The Survivors Club, by Ben Sherwood.

Finished this, last week. Have been mulling over whether to recommend it or not. Some aspects of what he's trying to do with this book - determine what separates people (like us) who survive bad situations/trauma from the people who don't - seemed a little contrived and sorta beside the point. He's a journalist, first off - but he makes a point of directly interviewing and presenting the point of view of scientists, psychologists, religious folk, and of course, people who've survived some awful things. There's even an online test that's supposed to determine which 3 of 12 survivor traits are your strongest, in conjunction with the book. I found the test a bit long, but the result pretty self-soothing (even though I didn't agree completely with the results). It's sorta like the Meyers-Briggs - except it's your survivor personality. And there was one result I seriously questioned... it was contradictory... but that may have something to do with inner/outerness... the duality of public/private personalities that I think is actually a positive artifact of "surviving" for myself; but it does cause problems!

Anyhoo, while reading the book, I realized that it expanded my understanding of what surviving is... it gave me another perspective from which to view my own "story". Another way to think about it, than from the purely personal, emotional point of view.
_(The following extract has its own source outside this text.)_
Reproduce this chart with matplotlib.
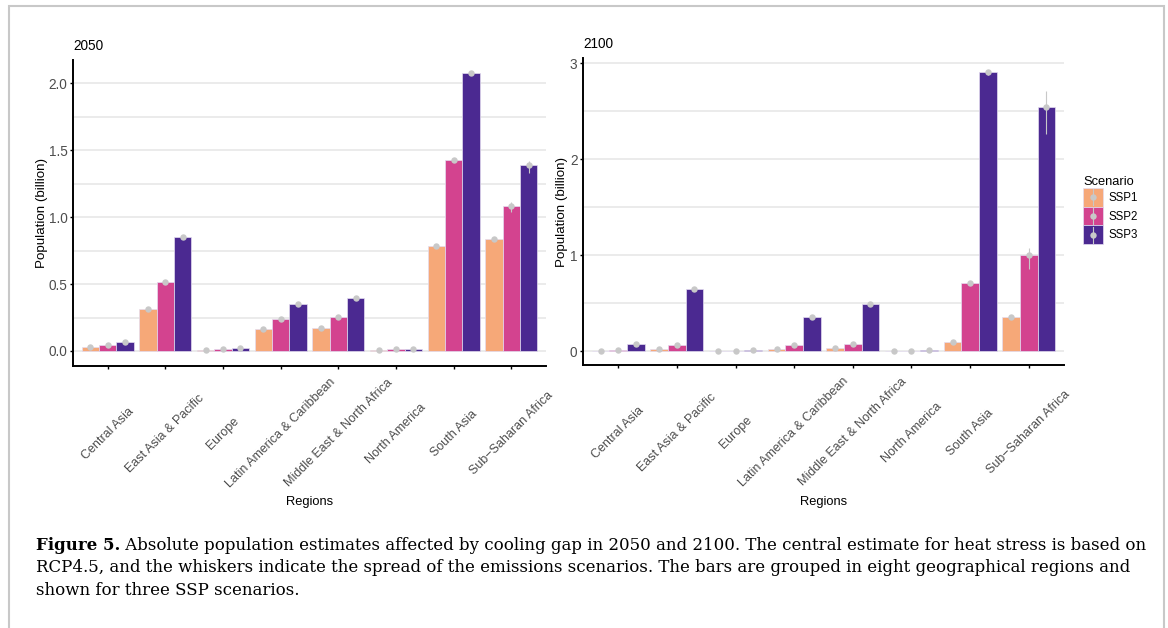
import numpy as np
import matplotlib.pyplot as plt
from matplotlib.patches import Rectangle, Patch
from matplotlib.lines import Line2D
from matplotlib.legend_handler import HandlerBase

plt.rcParams['font.family'] = ['Liberation Sans', 'DejaVu Sans']

regions = ['Central Asia', 'East Asia & Pacific', 'Europe', 'Latin America & Caribbean',
           'Middle East & North Africa', 'North America', 'South Asia', 'Sub\u2212Saharan Africa']
scenarios = ['SSP1', 'SSP2', 'SSP3']
colors = ['#F6A878', '#D3438F', '#4B2991']

# population affected (billion), central estimate
ssp1_2050 = [0.032, 0.315, 0.010, 0.166, 0.173, 0.010, 0.785, 0.838]
ssp2_2050 = [0.047, 0.518, 0.012, 0.242, 0.253, 0.012, 1.423, 1.085]
ssp3_2050 = [0.069, 0.850, 0.020, 0.352, 0.394, 0.013, 2.078, 1.385]
# whiskers (spread of emissions scenarios)
ssp1_2050_lo = [0.030, 0.305, 0.009, 0.160, 0.168, 0.009, 0.775, 0.820]
ssp1_2050_hi = [0.034, 0.322, 0.011, 0.170, 0.178, 0.011, 0.792, 0.852]
ssp2_2050_lo = [0.045, 0.508, 0.011, 0.235, 0.245, 0.011, 1.410, 1.040]
ssp2_2050_hi = [0.049, 0.525, 0.013, 0.248, 0.260, 0.013, 1.432, 1.110]
ssp3_2050_lo = [0.066, 0.840, 0.019, 0.345, 0.385, 0.012, 2.065, 1.330]
ssp3_2050_hi = [0.072, 0.858, 0.021, 0.358, 0.400, 0.014, 2.088, 1.420]

ssp1_2100 = [0.005, 0.024, 0.004, 0.020, 0.030, 0.004, 0.090, 0.354]
ssp2_2100 = [0.012, 0.062, 0.005, 0.060, 0.070, 0.005, 0.708, 1.000]
ssp3_2100 = [0.076, 0.642, 0.015, 0.358, 0.486, 0.006, 2.906, 2.549]
ssp1_2100_lo = [0.004, 0.020, 0.003, 0.017, 0.026, 0.003, 0.082, 0.330]
ssp1_2100_hi = [0.006, 0.028, 0.005, 0.023, 0.034, 0.005, 0.098, 0.372]
ssp2_2100_lo = [0.010, 0.055, 0.004, 0.052, 0.062, 0.004, 0.690, 0.860]
ssp2_2100_hi = [0.014, 0.069, 0.006, 0.068, 0.078, 0.006, 0.725, 1.070]
ssp3_2100_lo = [0.070, 0.625, 0.013, 0.340, 0.470, 0.005, 2.880, 2.267]
ssp3_2100_hi = [0.082, 0.660, 0.017, 0.375, 0.500, 0.007, 2.930, 2.715]

panels = [
    ('2050', [ssp1_2050, ssp2_2050, ssp3_2050],
     [ssp1_2050_lo, ssp2_2050_lo, ssp3_2050_lo],
     [ssp1_2050_hi, ssp2_2050_hi, ssp3_2050_hi],
     np.arange(0, 2.01, 0.5), np.arange(0, 2.01, 0.25), (-0.112, 2.172), ['0.0', '0.5', '1.0', '1.5', '2.0']),
    ('2100', [ssp1_2100, ssp2_2100, ssp3_2100],
     [ssp1_2100_lo, ssp2_2100_lo, ssp3_2100_lo],
     [ssp1_2100_hi, ssp2_2100_hi, ssp3_2100_hi],
     np.arange(0, 3.01, 1), np.arange(0, 3.01, 0.5), (-0.146, 3.056), ['0', '1', '2', '3']),
]

caption = [
    ('Figure 5.', ' Absolute population estimates affected by cooling gap in 2050 and 2100. The central estimate for heat stress is based on'),
    ('', 'RCP4.5, and the whiskers indicate the spread of the emissions scenarios. The bars are grouped in eight geographical regions and'),
    ('', 'shown for three SSP scenarios.'),
]

W, H = 1168, 628
fig = plt.figure(figsize=(W / 100, H / 100), dpi=100)

# axes boxes in pixels: left, top, right, bottom
boxes = [(73, 60, 546, 366), (583, 58, 1064, 365)]
ylab_x = [42, 562]
grey_pt = '#C8C8C8'

x = np.arange(1, len(regions) + 1)
bw = 0.3

for (title, vals, los, his, majors, grids, ylim, ylabels), (l, t, r, b), yx in zip(panels, boxes, ylab_x):
    ax = fig.add_axes([l / W, 1 - b / H, (r - l) / W, (b - t) / H])
    for g in grids:
        ax.axhline(g, color='#E5E5E5', lw=1.1, zorder=0)
    for i, s in enumerate(scenarios):
        xs = x + (i - 1) * bw
        ax.bar(xs, vals[i], width=bw, color=colors[i], edgecolor='#E4DDF0', linewidth=0.5, zorder=2)
        ax.vlines(xs, los[i], his[i], color=grey_pt, lw=0.8, zorder=3)
        ax.plot(xs, vals[i], 'o', color=grey_pt, ms=4.6, mew=0, zorder=4)
    ax.set_xlim(0.4, 8.6)
    ax.set_ylim(*ylim)
    ax.set_yticks(majors)
    ax.set_yticklabels(ylabels)
    ax.set_xticks(x)
    ax.set_xticklabels(regions, rotation=45, ha='center', va='center', rotation_mode='default')
    ax.tick_params(axis='x', length=2.5, width=1, colors='#000000', labelcolor='#4D4D4D',
                   labelsize=9, pad=46)
    ax.tick_params(axis='y', length=2.5, width=1, colors='#000000', labelcolor='#4D4D4D',
                   labelsize=9.8, pad=1.5)
    for side in ['top', 'right']:
        ax.spines[side].set_visible(False)
    for side in ['left', 'bottom']:
        ax.spines[side].set_linewidth(1.4)
    ax.set_facecolor('white')
    ax.set_ylabel('Population (billion)', fontsize=9.6)
    ax.yaxis.set_label_coords((yx - l) / (r - l), 0.5)
    ax.yaxis.label.set_va('center')
    ax.set_xlabel('Regions', fontsize=9.3)
    ax.xaxis.set_label_coords(0.5, (b - 502) / (b - t))
    ax.xaxis.label.set_va('center')
    ax.set_title(title, loc='left', fontsize=9.8, pad=7.5)


class KeyHandler(HandlerBase):
    def create_artists(self, legend, orig_handle, xdescent, ydescent, width, height, fontsize, trans):
        rect = Rectangle((-xdescent, -ydescent), width, height, facecolor=orig_handle.get_facecolor(),
                         edgecolor='#E4DDF0', lw=0.5, transform=trans)
        cx = -xdescent + width / 2
        cy = -ydescent + height / 2
        ln = Line2D([cx, cx], [-ydescent + 1, -ydescent + height - 1], color=grey_pt, lw=0.8, transform=trans)
        dot = Line2D([cx], [cy], marker='o', ms=4.6, mew=0, color=grey_pt, transform=trans)
        return [rect, ln, dot]


handles = [Patch(facecolor=c) for c in colors]
leg = fig.legend(handles, scenarios, handler_map={Patch: KeyHandler()}, loc='upper left',
                 bbox_to_anchor=(1083 / W, 1 - 176 / H), frameon=False, title='Scenario',
                 fontsize=8.3, title_fontsize=9.3, handlelength=1.7, handleheight=2.12,
                 labelspacing=0.0, handletextpad=0.55, borderpad=0, borderaxespad=0,
                 alignment='left')

# figure frame
fig.patches.append(Rectangle((9 / W, -0.2), (1164 - 9) / W, 1.2 - 6 / H, transform=fig.transFigure,
                             fill=False, edgecolor='#C8C8C8', lw=1.5))

# caption, sized so the first line spans the same width as the original
fig.canvas.draw()
rdr = fig.canvas.get_renderer()
serif = 'DejaVu Serif'


def line_width(fs):
    bold, rest = caption[0]
    t1 = fig.text(0, 0, bold, fontsize=fs, fontweight='bold', family=serif)
    t2 = fig.text(0, 0, rest, fontsize=fs, family=serif)
    w = t1.get_window_extent(rdr).width + t2.get_window_extent(rdr).width
    t1.remove()
    t2.remove()
    return w


fs = 12.0
fs = fs * (1144 - 36) / line_width(fs)
base_y = [550, 572.5, 595]
for (bold, rest), by in zip(caption, base_y):
    xpos = 36 / W
    if bold:
        tb = fig.text(xpos, 1 - by / H, bold, fontsize=fs, fontweight='bold', family=serif, va='baseline')
        xpos += tb.get_window_extent(rdr).width / W
    fig.text(xpos, 1 - by / H, rest, fontsize=fs, family=serif, va='baseline')

fig.savefig('out.png', dpi=100, facecolor='white')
I decided to share because I think one of our biggest "issues" while healing, is that separated - "I'm not like anyone else" - "no one will understand" - kind of feeling. In the survivor's stories and what they thought helped them through... I could see bits & pieces of my own experience. Collectively, those stories and his summaries, sort set the criteria for another  - what I call plateau - of fitting an experience into my life story; being at peace with it; and letting it fade out in importance - yet still inform my future self(s).

It reads like a collection of adventure stories, with analysis of the experience added in too. Then the meta-analysis provides a simple coherent picture... it's not a definitive "how-to" get better book by any means. But it has a lot in it, that I think we can apply to our own situations and maybe even reveal something important about us, that just didn't get talked about in T... or here... or even in our inner ramblings to ourselves.

Amazon has both the print and the e-book.
Success is never final, failure is never fatal.